Hallucinogens are a broad class of drugs that share the common trait of altering perceptions and cognitive functions. They include drugs such as LSD, Peyote, Psilocybin (magic mushrooms) and Ketamine and a host of other synthetic and natural substances. There is not a great deal of therapeutic applications for hallucinogens, though there has been research into microdosing certain hallucinogens for therapeutic outcomes, in which the dosage is too low to have a noticeable effect of the imbiber’s consciousness, but still affects their system. Most hallucinogens work through the same basic mechanism of disrupting chemical communication in the brain and spinal cord by altering the creation, transmission and usage of the brain’s Serotonin or Glutamate.
Effects of Hallucinogens
Hallucinogen effects are diverse enough that they are hard to categorize but may include:
- Altered perceptions
- Elevated Mood
- Increased Heart Rate
- Amplified Emotional Responses
Interestingly, the degree of addictiveness varies wildly between hallucinogens.
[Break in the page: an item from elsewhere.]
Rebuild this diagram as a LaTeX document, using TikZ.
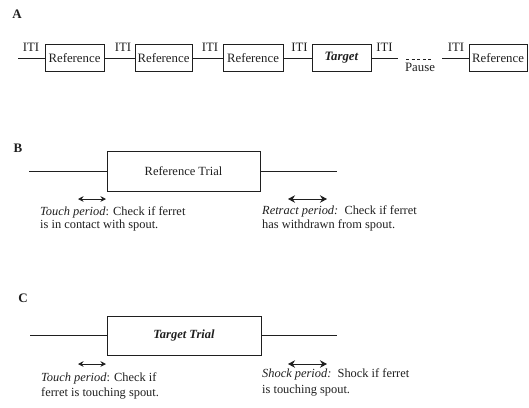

LSD has been the subject of intensive study for decades and is not considered to be an addictive drug whereas users of PCP report withdrawal symptoms including cravings, headaches, and sweating. However there are other concerns for hallucinogen use including:
- Memory Loss
Hallucinogens are primarily taken for the perception altering experiences they offer for recreational or religious purposes. Some commonly cited reasons for hallucinogen use are to experience spiritual visions, to inspire creativity, to escape from reality, seeking relief from mood disorders and just for enjoyment. Hallucinogens are often used in addition to other substances and often by people with other chemical dependencies.